Александр БАЛТИН. ПИСАТЕЛИ ПОБЕДЫ. К 75-летию Победы
Александр БАЛТИН
ПИСАТЕЛИ ПОБЕДЫ
К 75-летию Победы
Твёрдая правда Твардовского
Просты ли стихи Твардовского?
Прав ли был Бунин, пришедший в восторг от Василия Тёркина, или Ахматова, сказавшая: «Частушки в любое время нужны».
И он, и она по-своему – ибо представление о народности, широко внедрённое в сознание граждан Союза и ныне кажущееся нелепым, было и верно и не верно: народ действительно нуждался в своих песнях, и народность всякая условна, а Василий Тёркин поэма всё же скорее столь связанная с определённым временем, что так и останется в нём.
А вот грандиозное стихотворение «Я убит подо Ржевом» ясной стройностью и сверкающей алмазной гранью каждой строки врезается в сознанье сильнее.
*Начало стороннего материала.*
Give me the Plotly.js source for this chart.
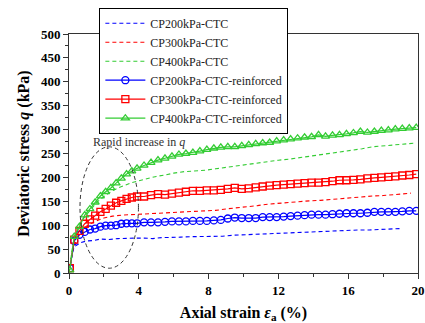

Простые смыслы и точные формулировки: в этом сила Твардовского:
Я убит подо Ржевом,
В безымянном болоте,
В пятой роте,
На левом,
При жестоком налете.
А как врезается в недра памяти необыкновенно мудрое стихотворение:
Я знаю, никакой моей вины
В том, что другие не пришли с войны,
В том, что они – кто старше, кто моложе –
Остались там, и не о том же речь,
Что я их мог, но не сумел сберечь, –
Речь не о том, но все же, все же, все же...
Оно – точно формула совести, в которую входит и осознание своей, пусть и нечётко даденной, вины – вины метафизической, если угодно.
Поздние стихи Твардовского отмечены знаком мудрости вообще, и скорбью, совмещённой с принятием действительности такой, какая она есть; представляется, поздние стихи Твардовского ценнее, чем его монструозные поэмы раннего периода.
Нельзя не задуматься над стихами «Памяти матери», не ощутить их странную, тугую земельную силу – силу почвы, растящей всё необходимое, принимающей телесные оболочки людей:
Как не спеша садовники орудуют
Над ямой, заготовленной для дерева:
На корни грунт не сваливают грудою,
По горсточке отмеривают.
Как будто птицам корм из рук,
Крошат его для яблони.
И обойдут приствольный круг
Вслед за лопатой граблями...
Но как могильщики – рывком –
Давай, давай без передышки, –
Едва свалился первый ком,
И вот уже не слышно крышки.
Сила стиха идёт от глубины, от сознания осмысленности прожитого: каждым; от неотменимости того, что было, что есть.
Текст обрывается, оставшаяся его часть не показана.